# Other Aquarium Forums > Equipment and Accessories > DIY Projects >  My DIY Overflow & Sump :D

## simontay78

I had done up a nice DIY Overflow & Sump project over this weekend and now still feeling satisfied for now :3

Go to my blog or youtube for more information on my project hehehe  :Grin: 

Feel free to comment!  :Very Happy:

----------


## Shadow

it would be better if you include sketch of your DIY  :Grin:

----------


## windcharm

Good job! Nicely done.

----------


## Cross

Nice DIY you got there :Grin: ! Was wondering is there alot of noise when the water is running through the pipes? I previously used a diy overflow for a 3 ft tank with a 1500lph pump. Sounded like a waterfall was running through my house :Opps: . Any way to eliminate the air within the pipes?
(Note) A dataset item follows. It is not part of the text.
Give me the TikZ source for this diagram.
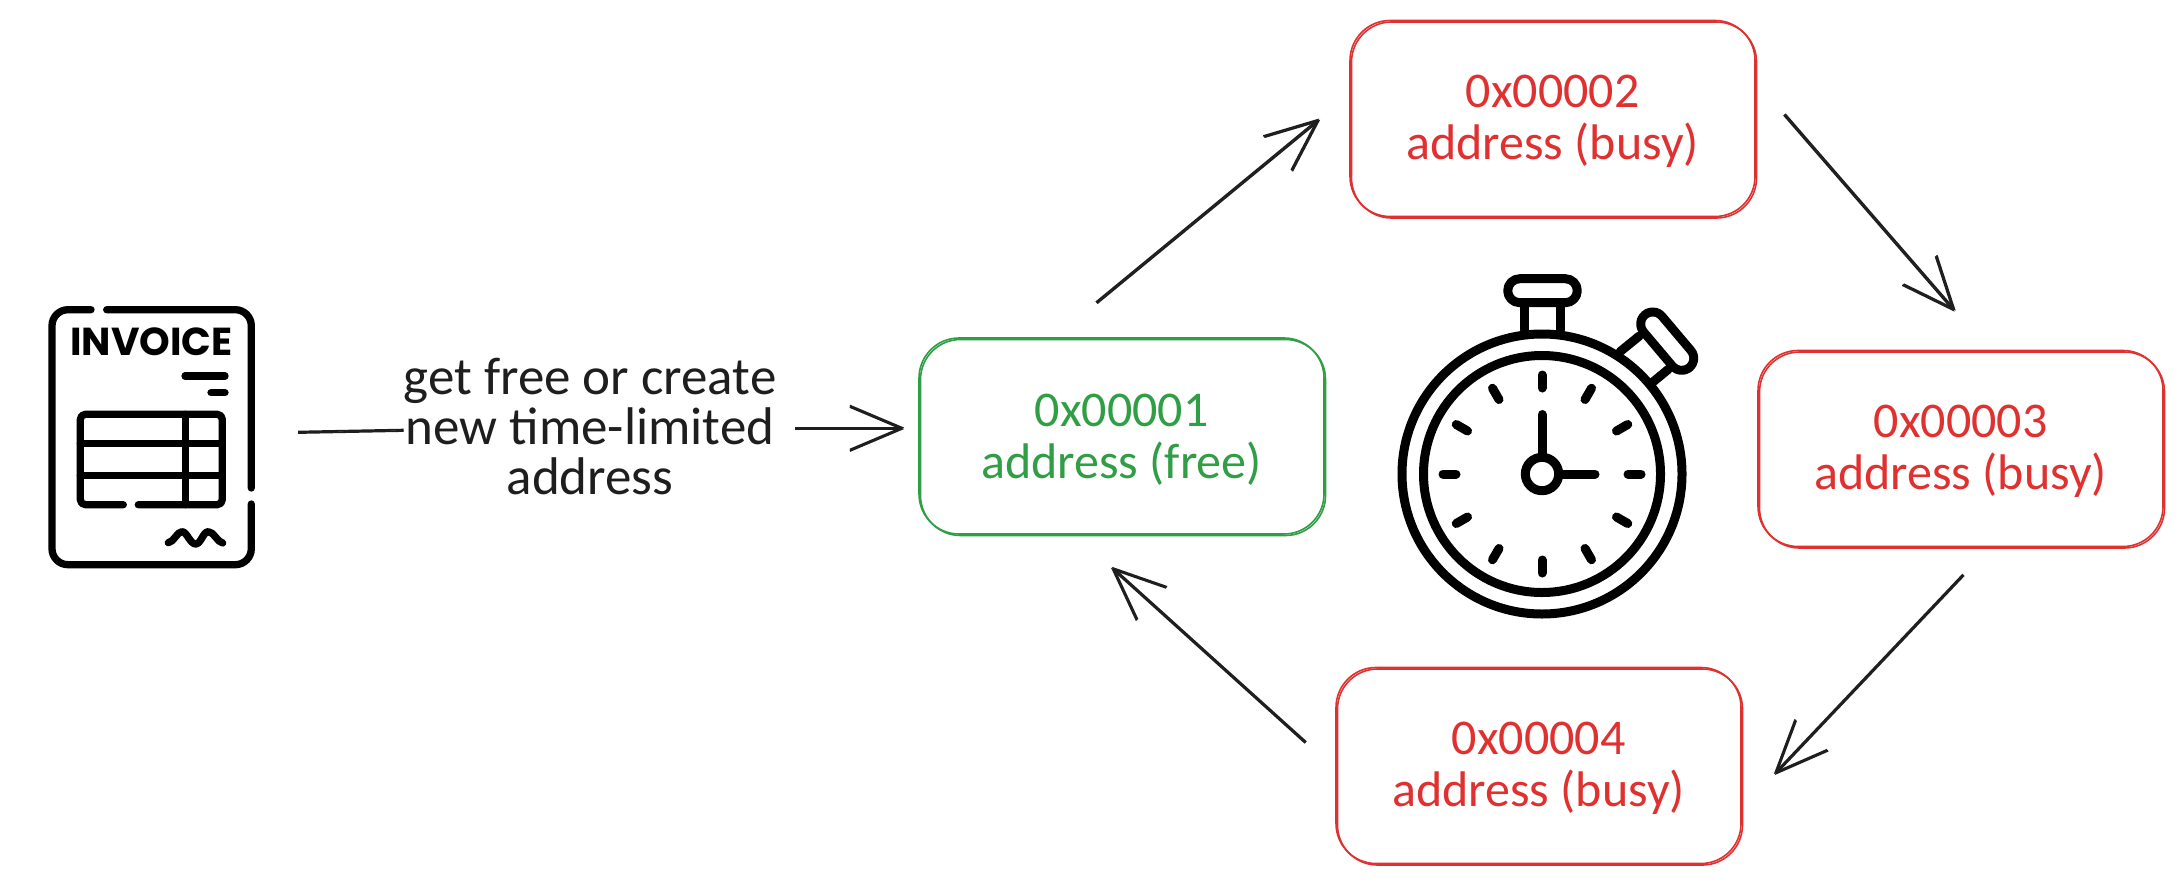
\documentclass[tikz,border=0pt]{standalone}
\usepackage{fontspec}
\setmainfont{Carlito}
\newfontfamily\invfont{Poppins}
\usetikzlibrary{arrows.meta,calc}
\definecolor{inkred}{HTML}{E03131}
\definecolor{inkgreen}{HTML}{2F9E44}
\definecolor{ink}{HTML}{1E1E1E}
\newcommand\upstrut{\rule{0pt}{39pt}}
\tikzset{
  sketch/.style={postaction={draw,transform canvas={shift={(#1)}}}},
  addrbox/.style={draw=#1,text=#1,line width=1.6pt,rounded corners=40pt,minimum width=405pt,minimum height=196pt,inner sep=0pt,align=center,font=\fontsize{50}{52}\selectfont,sketch={1.5pt,-1.5pt}},
  plainflow/.style={draw=ink,line width=1.8pt},
  flow/.style={plainflow,-{Straight Barb[length=52pt,width=44pt,line width=1.8pt]}},
  icon/.style={draw=black,line width=#1,line cap=round,line join=round},
  icon/.default=9pt
}
\begin{document}
\begin{tikzpicture}[x=1pt,y=-1pt]
\useasboundingbox[fill=white] (0,0) rectangle (2183,883);
% invoice icon
\node[minimum width=207pt,minimum height=262pt,inner sep=0pt] (inv) at (151.5,437) {};
\draw[icon=7.3pt,rounded corners=16pt] (106.7,309.7) -- (251.3,309.7) -- (251.3,488);
\draw[icon=7.3pt,rounded corners=16pt] (251.3,504) -- (251.3,564.7) -- (52,564.7) -- (52,309.7) -- (91,309.7);
\node[inner sep=0pt,font=\invfont\bfseries\fontsize{39}{39}\selectfont,text=black] (invtext) at (151.5,341.5) {INVOICE};
\draw[icon=7.3pt] (185,376) -- (225,376);
\draw[icon=7.3pt] (211,392.7) -- (225,392.7);
\draw[icon=7.3pt,rounded corners=5pt] (123.3,504.7) -- (80.3,504.7) -- (80.3,414.3) -- (222.3,414.3) -- (222.3,504.7) -- (138.3,504.7);
\draw[icon=7.3pt] (80.3,443.3) -- (222.3,443.3);
\draw[icon=7.3pt] (80.3,475.7) -- (222.3,475.7);
\draw[icon=7.3pt] (185.3,414.3) -- (185.3,504.7);
\draw[icon=7.3pt] (168.3,542.7) .. controls (174,542) and (177,531.7) .. (182,531.7) .. controls (187,531.7) and (190,544) .. (195.7,544) .. controls (201,544) and (203,531.7) .. (208.3,531.7) .. controls (214,531.7) and (217,542) .. (222.7,543);
% stopwatch icon
\draw[icon] (1507.7,278.7) ++(12,0) -- ++(45.6,0) arc[start angle=-90,end angle=90,radius=12] -- ++(-45.6,0) arc[start angle=90,end angle=270,radius=12] -- cycle;
\draw[icon] (1524.3,303) -- (1524.3,330);
\draw[icon] (1560.7,303) -- (1560.7,330);
\draw[icon=0pt,line width=33pt,line cap=round] (1652.7,324) -- (1681.7,358.3);
\draw[draw=white,line width=15pt,line cap=round] (1652.7,324) -- (1681.7,358.3);
\draw[icon] (1620,351.7) -- (1639.3,336);
\draw[icon] (1653.3,381.7) -- (1668.3,369.3);
\draw[icon] (1542,474) circle[radius=140];
\draw[icon] (1542,474) circle[radius=118.5];
\draw[icon] (1542,474) circle[radius=16.7];
\foreach \a in {0,30,...,330} {\draw[icon,shift={(1542,474)}] (\a:86) -- (\a:99);}
\draw[icon] (1542,457) -- (1542,414.5);
\draw[icon] (1559,474) -- (1595,474);
% address boxes
\node[addrbox=inkgreen] (free) at (1121.5,436) {\upstrut 0x00001\\address (free)};
\node[addrbox=inkred] (busya) at (1552.5,118.5) {\upstrut 0x00002\\address (busy)};
\node[addrbox=inkred] (busyb) at (1960.5,448.5) {\upstrut 0x00003\\address (busy)};
\node[addrbox=inkred] (busyc) at (1538.5,765.5) {\upstrut 0x00004\\address (busy)};
% connectors
\node[inner sep=0pt,align=center,text=ink,font=\fontsize{53}{50}\selectfont] (lbl) at (590,427) {get free or create\\new time-limited\\address};
\draw[plainflow,sketch={0pt,1.4pt}] ([shift={(43,-4)}]inv.east) -- ([shift={(0,4)}]lbl.west);
\draw[flow,sketch={0pt,1.4pt}] ([shift={(19,2)}]lbl.east) -- ([shift={(-14,-7)}]free.west);
\draw[flow,sketch={1pt,-1.2pt}] ([shift={(-25.5,-35)}]free.north) -- ([shift={(-30,0)}]busya.west);
\draw[flow,sketch={1.2pt,1pt}] ([shift={(28,-3.5)}]busya.east) -- ([shift={(-6,-38)}]busyb.north);
\draw[flow,sketch={1pt,-1pt}] ([shift={(2.5,27)}]busyb.south) -- ([shift={(32,8.5)}]busyc.east);
\draw[flow,sketch={1pt,1pt}] ([shift={(-30,-22.5)}]busyc.west) -- ([shift={(-10.5,33)}]free.south);
\end{tikzpicture}
\end{document}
I know of commercial overflow boxes that come with a small tube to suck out the air manually, resulting in no air insude the tube. :Surprised:

----------


## nowhereman

A nice and detailed one DIY video.

Just my humble opnion. 
The stacking pail limits the amount of filter media and the sump area is under utilised.
Maybe can just use 2 pails side by side?

One pail with the bottom side attached to the pipe from overflow, and top part of the pail connected with a pipe to the second pail. 
Second pail will have a hole in the bottom to allow water return to sump... Just too free and just off my thoughts, dunno will this works...

----------


## BFG

Here's some comment-

1) To prevent the pump from pumping too much water that it will overflow the tank, you could use 2 sets of your diy overflow tube.

2) Your sump is not covered and not in a cabinet and it could attract mosquito to lay their egg, you could-

a) Buy a flat piece of styrofoam and use it to cover the diy sump.

b) Get a powerhead and place it in your diy sump to agitate the water so that there will be no part of the water surface that will be calm for the mosquito to lay their eggs.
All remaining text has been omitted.